EXERCISE: Leave the pictures out. Return all other data exactly.

DATASET EXTRACT:
[Start]
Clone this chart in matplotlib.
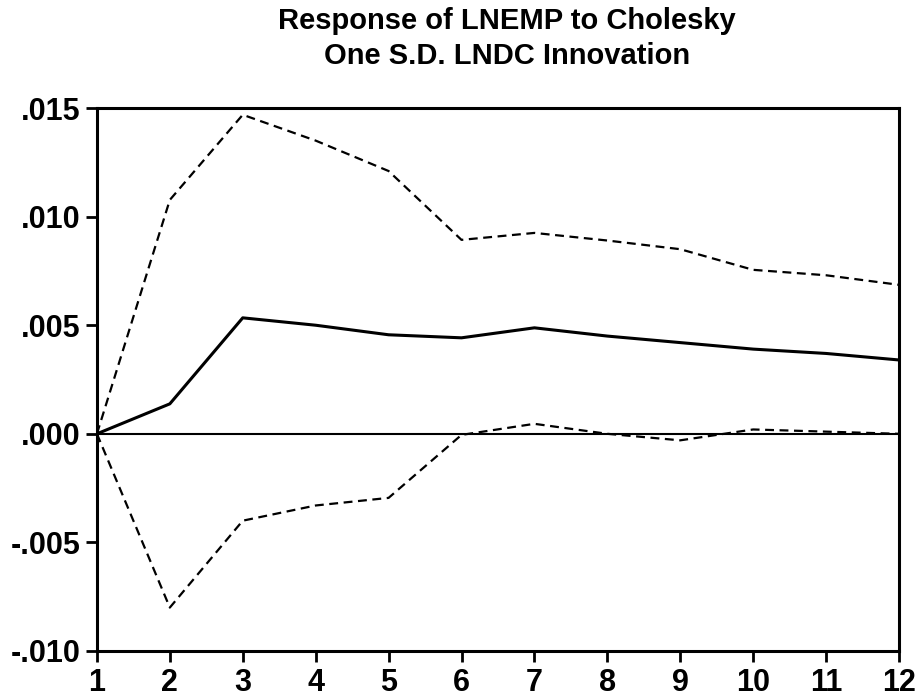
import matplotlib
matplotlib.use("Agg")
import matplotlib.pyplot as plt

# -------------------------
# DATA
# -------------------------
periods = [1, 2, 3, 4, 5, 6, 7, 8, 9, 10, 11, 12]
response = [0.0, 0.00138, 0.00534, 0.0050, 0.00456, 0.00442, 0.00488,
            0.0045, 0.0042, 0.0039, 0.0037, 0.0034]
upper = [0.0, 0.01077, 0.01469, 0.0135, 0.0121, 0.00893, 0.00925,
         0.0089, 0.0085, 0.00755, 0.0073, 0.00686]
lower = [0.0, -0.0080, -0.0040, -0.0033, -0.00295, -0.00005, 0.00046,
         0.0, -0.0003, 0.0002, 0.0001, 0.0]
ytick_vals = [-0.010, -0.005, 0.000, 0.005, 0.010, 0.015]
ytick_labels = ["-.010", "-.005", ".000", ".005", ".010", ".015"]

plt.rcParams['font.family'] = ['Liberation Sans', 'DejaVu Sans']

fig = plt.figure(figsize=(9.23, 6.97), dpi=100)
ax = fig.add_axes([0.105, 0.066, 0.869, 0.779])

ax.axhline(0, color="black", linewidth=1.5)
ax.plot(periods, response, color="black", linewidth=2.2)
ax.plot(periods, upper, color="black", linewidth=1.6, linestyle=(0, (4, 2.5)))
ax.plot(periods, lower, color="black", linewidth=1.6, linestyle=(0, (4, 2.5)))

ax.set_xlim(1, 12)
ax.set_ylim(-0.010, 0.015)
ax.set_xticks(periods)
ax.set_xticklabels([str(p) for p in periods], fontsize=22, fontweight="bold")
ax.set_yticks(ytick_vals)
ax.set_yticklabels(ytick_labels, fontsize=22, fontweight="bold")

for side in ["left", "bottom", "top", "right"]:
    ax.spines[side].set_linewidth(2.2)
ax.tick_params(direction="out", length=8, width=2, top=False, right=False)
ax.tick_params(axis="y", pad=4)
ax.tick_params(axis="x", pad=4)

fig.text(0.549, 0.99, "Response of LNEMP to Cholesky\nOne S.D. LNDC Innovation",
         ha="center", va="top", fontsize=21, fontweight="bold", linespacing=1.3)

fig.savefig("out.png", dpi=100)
[End]
SOLUTION FOR THIS EXERCISE:
Clone this chart in matplotlib.
import matplotlib
matplotlib.use("Agg")
import matplotlib.pyplot as plt

# -------------------------
# DATA
# -------------------------
periods = [1, 2, 3, 4, 5, 6, 7, 8, 9, 10, 11, 12]
response = [0.0, 0.00138, 0.00534, 0.0050, 0.00456, 0.00442, 0.00488,
            0.0045, 0.0042, 0.0039, 0.0037, 0.0034]
upper = [0.0, 0.01077, 0.01469, 0.0135, 0.0121, 0.00893, 0.00925,
         0.0089, 0.0085, 0.00755, 0.0073, 0.00686]
lower = [0.0, -0.0080, -0.0040, -0.0033, -0.00295, -0.00005, 0.00046,
         0.0, -0.0003, 0.0002, 0.0001, 0.0]
ytick_vals = [-0.010, -0.005, 0.000, 0.005, 0.010, 0.015]
ytick_labels = ["-.010", "-.005", ".000", ".005", ".010", ".015"]

plt.rcParams['font.family'] = ['Liberation Sans', 'DejaVu Sans']

fig = plt.figure(figsize=(9.23, 6.97), dpi=100)
ax = fig.add_axes([0.105, 0.066, 0.869, 0.779])

ax.axhline(0, color="black", linewidth=1.5)
ax.plot(periods, response, color="black", linewidth=2.2)
ax.plot(periods, upper, color="black", linewidth=1.6, linestyle=(0, (4, 2.5)))
ax.plot(periods, lower, color="black", linewidth=1.6, linestyle=(0, (4, 2.5)))

ax.set_xlim(1, 12)
ax.set_ylim(-0.010, 0.015)
ax.set_xticks(periods)
ax.set_xticklabels([str(p) for p in periods], fontsize=22, fontweight="bold")
ax.set_yticks(ytick_vals)
ax.set_yticklabels(ytick_labels, fontsize=22, fontweight="bold")

for side in ["left", "bottom", "top", "right"]:
    ax.spines[side].set_linewidth(2.2)
ax.tick_params(direction="out", length=8, width=2, top=False, right=False)
ax.tick_params(axis="y", pad=4)
ax.tick_params(axis="x", pad=4)

fig.text(0.549, 0.99, "Response of LNEMP to Cholesky\nOne S.D. LNDC Innovation",
         ha="center", va="top", fontsize=21, fontweight="bold", linespacing=1.3)

fig.savefig("out.png", dpi=100)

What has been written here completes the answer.